Editor’s Note: The Teaching Points series is a celebration of pedagogy on drugs. In our second installment for the back-to-school season, we look at a rare specimen– a med-psy class that emphasizes history and its relevance for clinicians, researchers, and treatment providers. Guest blogger Christine Grella is Professor of Psychiatry and Biobehavioral Sciences at the Integrated Substance Abuse Programs (ISAP), Semel Institute for Neuroscience and Human Behavior, University of California, Los Angeles, and Associate Director of ISAP. Her research focuses on the relationship of service delivery to addiction treatment outcomes, and she brings that “meta” perspective to graduate students and postdocs when she teaches “Addiction Research: History, Policy, and Practice.”
Addiction Research: History, Policy, and Practice
This course will take a big-picture view of research on substance abuse and its relationship to social interventions and policies that attempt to address problems related to substance use.

The goal is for you to understand the history and evolution of the field of substance abuse research, so that you can situate your own research interests within this context, as well as understand the influences that continue to shape research priorities (and associated funding streams), social policies regarding substance abuse, and the organization and delivery of drug treatment within the context of the broader health care system. Moreover, because prior research on drug users, especially those who were incarcerated, was interwoven with the development of current policies regarding research with human subjects, we will examine these issues. We will address questions such as:
- What is the origin and evolution of research on drug use and addiction in the United States?
- What is the relationship of the federal government to addiction research and how has this relationship changed over time?
- What is the relationship of basic research on the effects of psychoactive substances, pharmacology and behavioral pharmacology, treatment-outcome and patient-oriented research, market-oriented research on drug development, and emerging new fields of addiction research (e.g., neurobiology, behavioral economics, translational research)?
- In what ways does (or does not) research on drug abuse and its treatment inform social policies aimed at eradicating problems that stem from drug misuse?
- What are implications of health care reform for the organization, financing, and delivery of drug treatment?
- How do we determine the effectiveness of substance abuse treatment and what are current efforts to improve the quality and delivery of treatment services?
Readings:
N.C. Campbell. (2007).
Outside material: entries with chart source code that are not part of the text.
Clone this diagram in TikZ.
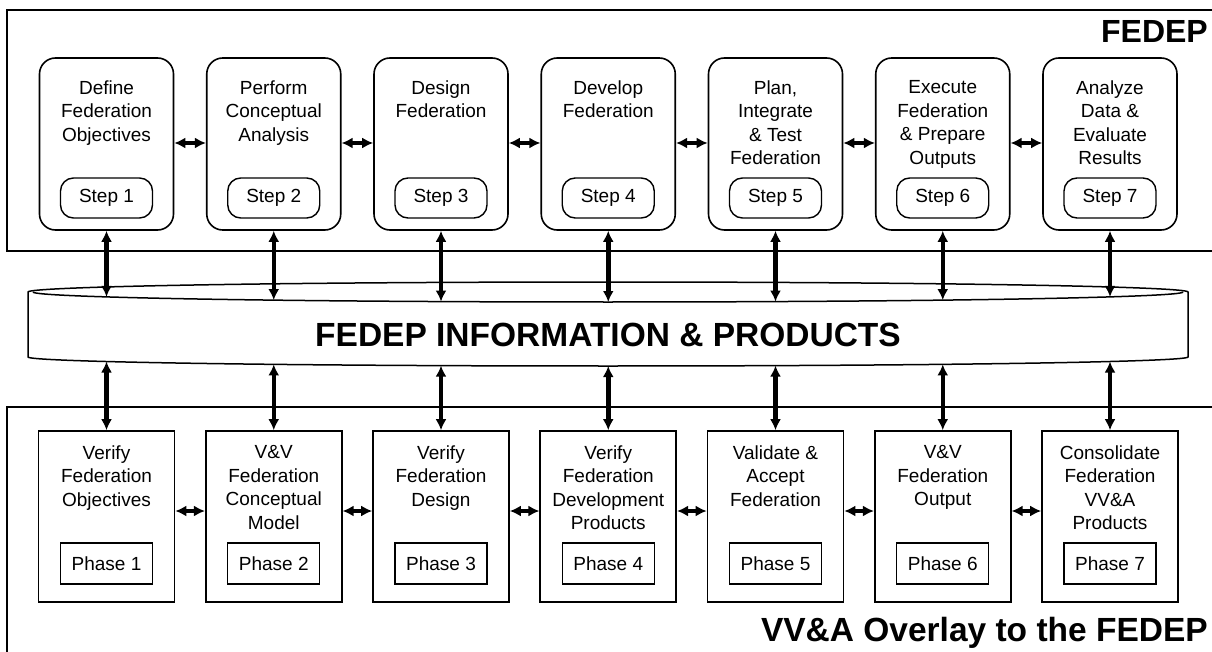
\documentclass[tikz,border=0pt]{standalone}
\usepackage{fontspec}
\setmainfont{Liberation Sans}
\usetikzlibrary{arrows.meta}
\begin{document}
\begin{tikzpicture}[x=1pt,y=-1pt,
  frame/.style={line width=1.6pt},
  topbox/.style={draw,line width=1.6pt,rounded corners=16pt,minimum width=134pt,minimum height=172pt,inner sep=0pt},
  stepoval/.style={draw,line width=1.4pt,rounded corners=13pt,minimum width=92pt,minimum height=40pt,inner sep=0pt,font=\fontsize{19}{22}\selectfont},
  botbox/.style={draw,line width=1.6pt,minimum width=136pt,minimum height=171pt,inner sep=0pt},
  phasebox/.style={draw,line width=1.4pt,minimum width=92pt,minimum height=41pt,inner sep=0pt,font=\fontsize{19}{22}\selectfont},
  lbl/.style={anchor=north,align=center,inner sep=0pt,font=\fontsize{19}{23.5}\selectfont},
  big/.style={inner sep=0pt,font=\fontsize{33.5}{36}\selectfont\bfseries},
  dbl/.style={line width=4.5pt,{Latex[length=11pt,width=11pt]}-{Latex[length=11pt,width=11pt]}},
  band/.style={draw,line width=1.5pt,fill=white}
]
\useasboundingbox[fill=white] (0,0) rectangle (1212,652);
% frames
\draw[frame] (1213,10) -- (7,10) -- (7,251) -- (1213,251);
\draw[frame] (1213,407) -- (7,407) -- (7,653);
% band
\draw[band] (28,292) arc[start angle=180,end angle=360,x radius=580,y radius=10]
  -- (1188,357) arc[start angle=0,end angle=180,x radius=580,y radius=9] -- cycle;
\draw[line width=1.5pt] (33,292) arc[start angle=180,end angle=0,x radius=575,y radius=10];
\node[big,anchor=base] (info) at (608,346.5) {FEDEP INFORMATION \& PRODUCTS};
% titles
\node[big,anchor=base east,font=\fontsize{32}{36}\selectfont\bfseries] (fedep) at (1208,43) {FEDEP};
\node[big,anchor=base east] (vva) at (1208,641) {VV\&A Overlay to the FEDEP};
% boxes
\foreach \i/\cx/\yt/\yb in {1/106.5/296.9/361.5,2/273.75/300.1/364.4,3/441/301.6/365.6,4/608.25/302/366,5/775.5/301.6/365.6,6/942.75/300.1/364.4,7/1110/296.9/361.5}{
  \node[topbox] (t\i) at (\cx,144) {};
  \node[stepoval] (s\i) at (\cx,198) {Step \i};
  \node[botbox] (v\i) at (\cx,516.5) {};
  \node[phasebox] (p\i) at (\cx,563.5) {Phase \i};
  \coordinate (bt\i) at (\cx,\yt);
  \coordinate (bb\i) at (\cx,\yb);
}
% top texts
\node[lbl] (tt1) at (106.5,80.5) {Define\\Federation\\Objectives};
\node[lbl] (tt2) at (273.75,80.5) {Perform\\Conceptual\\Analysis};
\node[lbl] (tt3) at (441,80.5) {Design\\Federation};
\node[lbl] (tt4) at (608.25,80.5) {Develop\\Federation};
\node[lbl] (tt5) at (775.5,80.5) {Plan,\\Integrate\\\& Test\\Federation};
\node[lbl] (tt6) at (942.75,80.5) {Execute\\Federation\\\& Prepare\\Outputs};
\node[lbl] (tt7) at (1110,80.5) {Analyze\\Data \&\\Evaluate\\Results};
% bottom texts
\node[lbl] (bt1x) at (106.5,445.5) {Verify\\Federation\\Objectives};
\node[lbl] (bt2x) at (273.75,445.5) {V\&V\\Federation\\Conceptual\\Model};
\node[lbl] (bt3x) at (441,445.5) {Verify\\Federation\\Design};
\node[lbl] (bt4x) at (608.25,445.5) {Verify\\Federation\\Development\\Products};
\node[lbl] (bt5x) at (775.5,445.5) {Validate \&\\Accept\\Federation};
\node[lbl] (bt6x) at (942.75,445.5) {V\&V\\Federation\\Output};
\node[lbl] (bt7x) at (1110,445.5) {Consolidate\\Federation\\VV\&A\\Products};
% arrows
\foreach \i in {1,...,6}{
  \pgfmathtruncatemacro{\j}{\i+1}
  \draw[dbl] ([yshift=1pt]t\i.east) -- ([yshift=1pt]t\j.west);
  \draw[dbl] ([yshift=5.5pt]v\i.east) -- ([yshift=5.5pt]v\j.west);
}
\foreach \i in {1,...,7}{
  \draw[dbl] (t\i.south) -- (bt\i);
  \draw[dbl] (bb\i) -- (v\i.north);
}
\end{tikzpicture}
\end{document}
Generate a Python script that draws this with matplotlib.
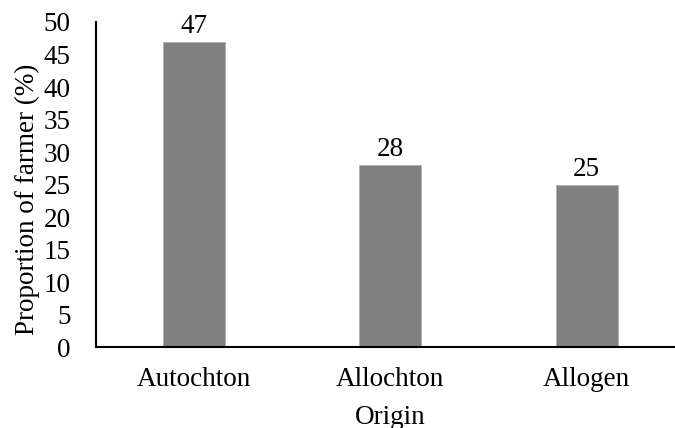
"""Bar chart: proportion of farmers by origin."""
import matplotlib

matplotlib.use("Agg")
import matplotlib.pyplot as plt

categories = ["Autochton", "Allochton", "Allogen"]
proportions = [47, 28, 25]
yticks = [0, 5, 10, 15, 20, 25, 30, 35, 40, 45, 50]

BAR_COLOR = "#808080"
FONT = "Liberation Serif"
FS = 19.5

plt.rcParams["font.family"] = [FONT, "DejaVu Serif"]

fig = plt.figure(figsize=(6.75, 4.28), dpi=100)
ax = fig.add_axes([0.1418, 0.1886, 0.873, 0.760])

x = list(range(len(categories)))
bars = ax.bar(x, proportions, width=0.316, color=BAR_COLOR,
              edgecolor="#b0b0b0", linewidth=0.6)
for rect, val in zip(bars, proportions):
    ax.annotate(f"{val}", (rect.get_x() + rect.get_width() / 2, rect.get_height()),
                xytext=(0, 2), textcoords="offset points",
                ha="center", va="bottom", fontsize=FS)

ax.set_xlim(-0.5, 2.5)
ax.set_ylim(0, 50)
ax.set_yticks(yticks)
ax.set_xticks(x)
ax.set_xticklabels(categories)
ax.tick_params(axis="both", length=0, labelsize=FS)
ax.tick_params(axis="y", pad=18)
ax.tick_params(axis="x", pad=14)

for side in ("top", "right"):
    ax.spines[side].set_visible(False)
for side in ("left", "bottom"):
    ax.spines[side].set_linewidth(1.5)
    ax.spines[side].set_color("black")

ax.set_xlabel("Origin", fontsize=FS)
ax.set_ylabel("Proportion of farmer (%)", fontsize=FS)
ax.xaxis.set_label_coords(0.5, -0.176)
ax.yaxis.set_label_coords(-0.094, 0.456)

fig.savefig("out.png", dpi=100)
Discovering Addiction: The Science and Politics of Substance Abuse Research. Ann Arbor: University of Michigan Press.
Report of the Blue Ribbon Task Force on Health Services Research at the National Institute on Drug Abuse. (2004). Bethesda, MD: National Institute on Drug Abuse.
Institute of Medicine. Committee on Crossing the Quality Chasm. (2005). Improving the Quality of Health Care for Mental and Substance-Use Conditions: Quality Chasm Series. Washington, D.C.: The National Academies Press.
NIDA 35th anniversary papers in Drug and Alcohol Dependence, 107(1), 80-118.
National Center on Addiction and Substance Abuse at Columbia University. (2012). Addiction Medicine: Closing the Gap between Science and Practice. New York: CASAColumbia.
Course Schedule
Week 1: Introduction to addiction research and social policy in the U.S.: History, policy, and practice
The field of addiction research has been described as having amnesia with regard to its history. What can we learn from the history of addiction research about our current research priorities and practices? What are the social policy precursors of our current efforts to regulate alcohol and drug use? This class will present a “Brief History of Alcohol & Drug Use and Social Policy in the U.S.”